B. La validation du critère de la présence physique effective
L’utilisation du critère de la présence physique sur le territoire de l’État de la source pour justifier l’imposition des salaires est jugée conforme aux principes du droit. La juridiction souligne qu’il « n’est pas déraisonnable pour les États membres d’utiliser les critères suivis dans la pratique fiscale internationale » pour organiser la perception des impôts. Ce facteur de rattachement assure une corrélation directe entre le lieu d’exercice de l’activité génératrice de revenus et le pouvoir de prélèvement de l’État concerné. Le choix de subordonner la compétence fiscale à la présence physique du salarié ne constitue donc pas une différence de traitement interdite par les traités européens. Cette liberté reconnue aux États membres dans le choix des critères de rattachement permet d’écarter tout grief tiré d’une éventuelle entrave à la circulation des travailleurs.
II. L’immunité du mécanisme conventionnel face au principe de libre circulation
A. L’inexistence d’un traitement discriminatoire entre les travailleurs
Le désavantage allégué par les contribuables découle principalement de la disparité existant entre les régimes fiscaux des deux États contractants et non d’une mesure discriminatoire.

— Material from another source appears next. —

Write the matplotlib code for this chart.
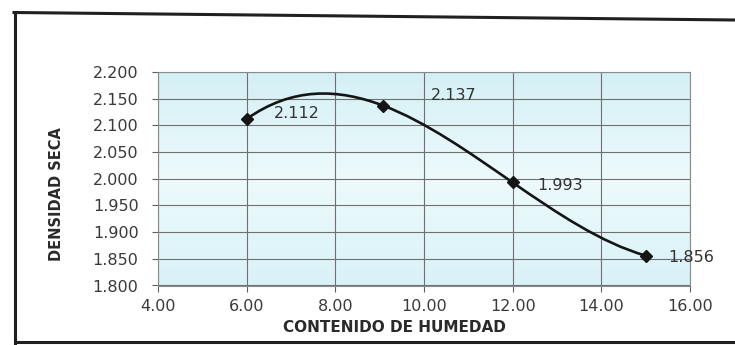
import numpy as np
import matplotlib
matplotlib.use('Agg')
from matplotlib import pyplot as plt
from matplotlib.path import Path
from matplotlib.patches import PathPatch
from matplotlib.lines import Line2D

# compaction test: moisture content vs dry density
humedad = [6.00, 9.08, 12.00, 15.00]
densidad = [2.112, 2.137, 1.993, 1.856]
etiquetas = ['2.112', '2.137', '1.993', '1.856']
xticks = [4, 6, 8, 10, 12, 14, 16]
yticks = [1.800, 1.850, 1.900, 1.950, 2.000, 2.050, 2.100, 2.150, 2.200]

W, H = 735, 345
plt.rcParams['font.family'] = ['DejaVu Sans']

fig = plt.figure(figsize=(W / 100, H / 100), dpi=100)
ax = fig.add_axes([158 / W, 1 - 285.5 / H, (690 - 158) / W, (285.5 - 72) / H])

# light cyan plot area, paler through the middle
c_top = np.array([0.83, 0.94, 0.96])
c_mid = np.array([0.93, 0.98, 0.99])
c_bot = np.array([0.85, 0.95, 0.97])
s = np.linspace(0, 1, 200)[:, None]
grad = np.where(s < 0.5, c_top + (c_mid - c_top) * (s / 0.5),
                c_mid + (c_bot - c_mid) * ((s - 0.5) / 0.5))
ax.imshow(grad[:, None, :], extent=[4, 16, 1.8, 2.2], aspect='auto', zorder=0)

ax.set_xlim(4, 16)
ax.set_ylim(1.8, 2.2)
ax.set_xticks(xticks)
ax.set_yticks(yticks)
ax.set_xticklabels(['%.2f' % v for v in xticks])
ax.set_yticklabels(['%.3f' % v for v in yticks])
ax.grid(True, color='#707070', lw=0.8)
ax.set_axisbelow(True)
for sp in ax.spines.values():
    sp.set_color('#8a8a8a')
    sp.set_linewidth(0.8)
ax.tick_params(axis='both', direction='out', length=4, color='#606060',
               labelsize=11.5, labelcolor='#3a3a3a')
ax.tick_params(axis='y', pad=10)
ax.tick_params(axis='x', pad=6)

# smoothed line: bezier segments with tangents from a cubic through the points
x = np.array(humedad)
y = np.array(densidad)
coef = np.polyfit(x, y, 3)
slope = np.polyval(np.polyder(coef), x)
verts = [(x[0], y[0])]
codes = [Path.MOVETO]
for i in range(len(x) - 1):
    h = (x[i + 1] - x[i]) / 3
    verts += [(x[i] + h, y[i] + h * slope[i]),
              (x[i + 1] - h, y[i + 1] - h * slope[i + 1]),
              (x[i + 1], y[i + 1])]
    codes += [Path.CURVE4] * 3
ax.add_patch(PathPatch(Path(verts, codes), fill=False, ec='#151515', lw=1.9,
                       zorder=3, clip_on=False))
ax.plot(humedad, densidad, ls='none', marker='D', ms=6, color='#151515', zorder=4)

offsets = [(27, 5), (48, 10), (25, -3), (23, -2)]
for xi, yi, t, off in zip(humedad, densidad, etiquetas, offsets):
    ax.annotate(t, (xi, yi), xytext=off, textcoords='offset pixels',
                ha='left', va='center', fontsize=11.5, color='#333333', zorder=5)

fig.text(394 / W, 1 - 327 / H, 'CONTENIDO DE HUMEDAD', ha='center', va='center',
         fontsize=11, fontweight='bold', color='#2a2a2a')
fig.text(57 / W, 1 - 194 / H, 'DENSIDAD SECA', ha='center', va='center',
         rotation=90, fontsize=10.5, fontweight='bold', color='#2a2a2a')

# outer frame around the chart
def px_line(x0, y0, x1, y1):
    fig.add_artist(Line2D([x0 / W, x1 / W], [1 - y0 / H, 1 - y1 / H],
                          transform=fig.transFigure, color='#202020', lw=2.2))

px_line(14, 12.5, 735, 20)
px_line(15, 12, 15, 345)
px_line(15, 342, 735, 342)

plt.savefig('out.png', dpi=100)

La Cour précise que les revenus perçus en dehors de l’État d’emploi « ne sont pas soumis à un traitement différent de celui dont font l’objet les revenus nationaux ». L’objectif des conventions bilatérales consiste uniquement à éviter la double imposition sans garantir au contribuable le régime fiscal le plus favorable parmi les États concernés. Un résident travaillant à l’étranger ne subit pas de traitement moins avantageux qu’un salarié exerçant ses fonctions exclusivement sur le territoire national de son pays de résidence.
B. La légitimité des exigences probatoires et de la souveraineté fiscale
Le droit à un avantage fiscal peut légitimement être subordonné à l’apport de preuves attestant que les conditions matérielles requises par la loi nationale sont remplies. La Cour estime qu’il « appartient aux États membres de déterminer les éléments de preuve requis ainsi que les conditions formelles qui doivent être respectées » pour l’exonération. L’incertitude relative à la charge fiscale définitive en début d’exercice est une caractéristique inhérente à tout système fiscal moderne et ne saurait constituer une entrave illégale. Les autorités administratives conservent le droit d’exiger les justificatifs nécessaires pour apprécier si les revenus déclarés peuvent bénéficier des dispositions protectrices prévues par les traités bilatéraux. L’arrêt confirme ainsi la validité des clauses conventionnelles classiques face aux exigences de la liberté de mouvement des citoyens européens au sein de l’espace commun.